Kids Eye Doctor San Antonio

Whether you’re three years old or 33 years young, new situations are definitely less frightening when you know what to expect – it’s just human nature. So when it comes to children, it goes without saying that their first visit to a doctor such as an optometrist can feel intimidating, to say the least; taking in all the visual cues of the machinery, gadgets and flashing lights undoubtedly introduces skepticism and fear.

In this post, we’re going to cover what you should expect, as a parent, when bringing your child to a first-time optometrist visit, and this all begins with explaining to your child that he or she needs to be able to see well.

A good optometrist working with kids will use age-appropriate language to explain the various steps in the eye exam process, and this usually encompasses a brief overview of your child’s medical and vision history, a physical examination of the eyes and eyelids and a visual assessment of his or her clarity of vision.
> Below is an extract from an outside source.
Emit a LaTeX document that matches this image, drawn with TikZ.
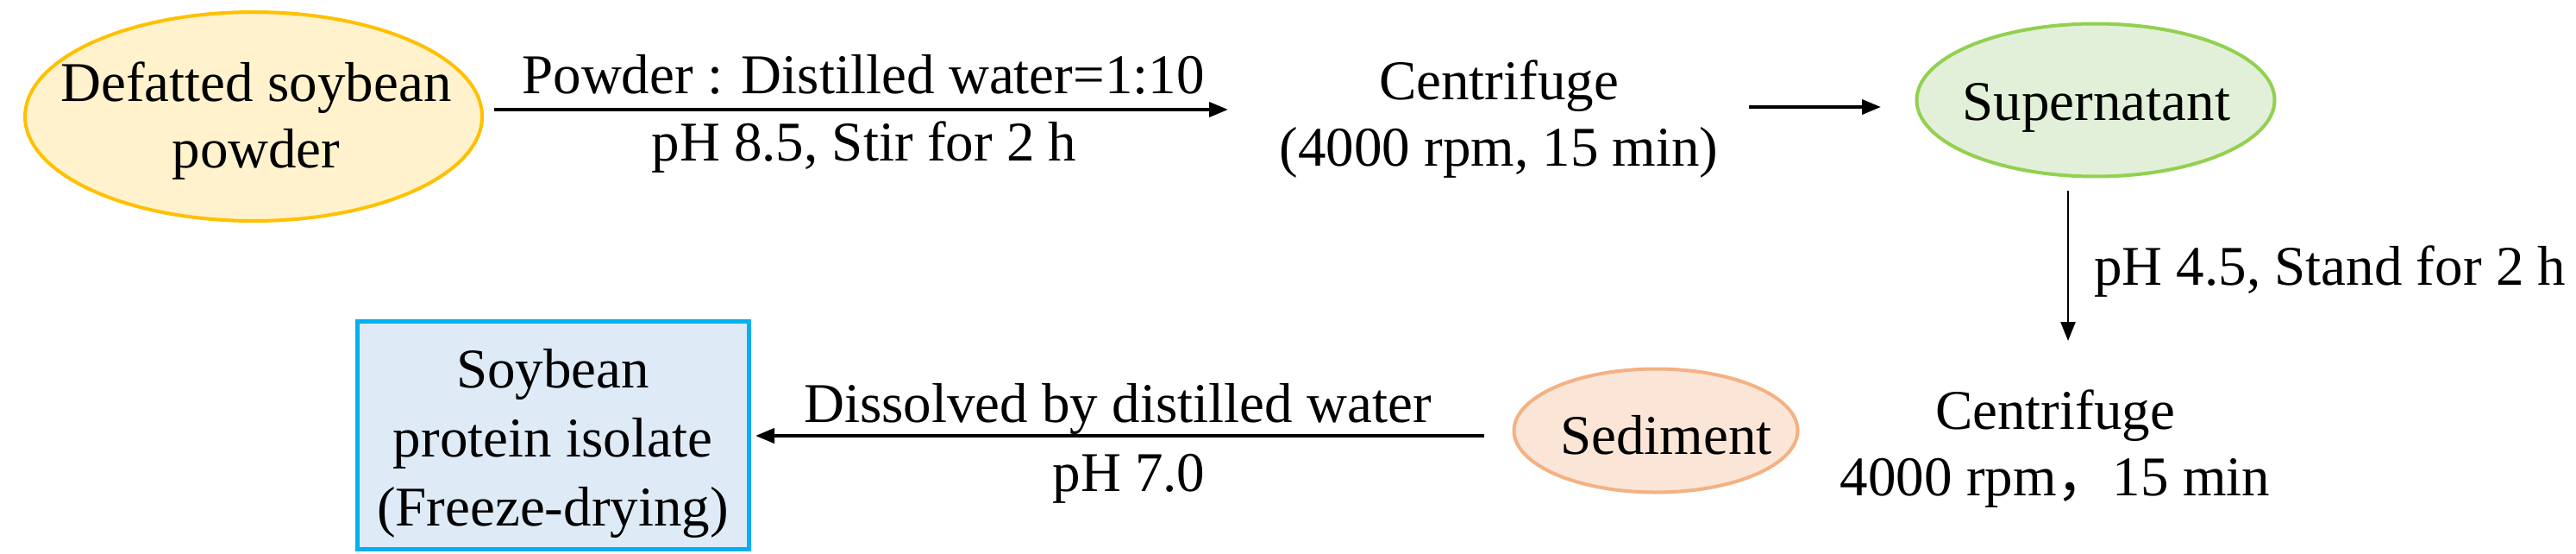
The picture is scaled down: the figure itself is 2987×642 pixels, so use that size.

It is during this assessment that your daughter or son will be asked to view letters or images (though preschool-aged children may be asked to view several large capital Es that appear in different directions, with an eye doctor normally asking them to indicate, using their hands, which direction the arms of the Es point). If your daughter or son knows the letters of the alphabet, he or she will be asked to read the traditional Snellen eye chart.

To dilate your child’s pupils, an optometrist will use eye drops, as this helps the doctor study the retina (the light-sensing layer of cells that line the back of the eye), and although these drops aren’t designed to be uncomfortable or painful, they normally cause temporary blurry vision. Be sure you’re also aware that the eye doctor will also look in your child’s eye using a small light during the exam.

Some other things you can expect at your child’s first optometry visit include:

  • Spending a little extra time in the waiting room completing paperwork; prepare for the wait by bringing a few toys or books from home to keep your little one(s) occupied.
  • Having to hold him or her in your lap if there is nervousness or anxiety when coming into the exam room.
  • Understanding that the American Optometric Association recommends that children visit the optometrist for the first time at six months old, followed by another visit at three, then bi-yearly visits from six to 18.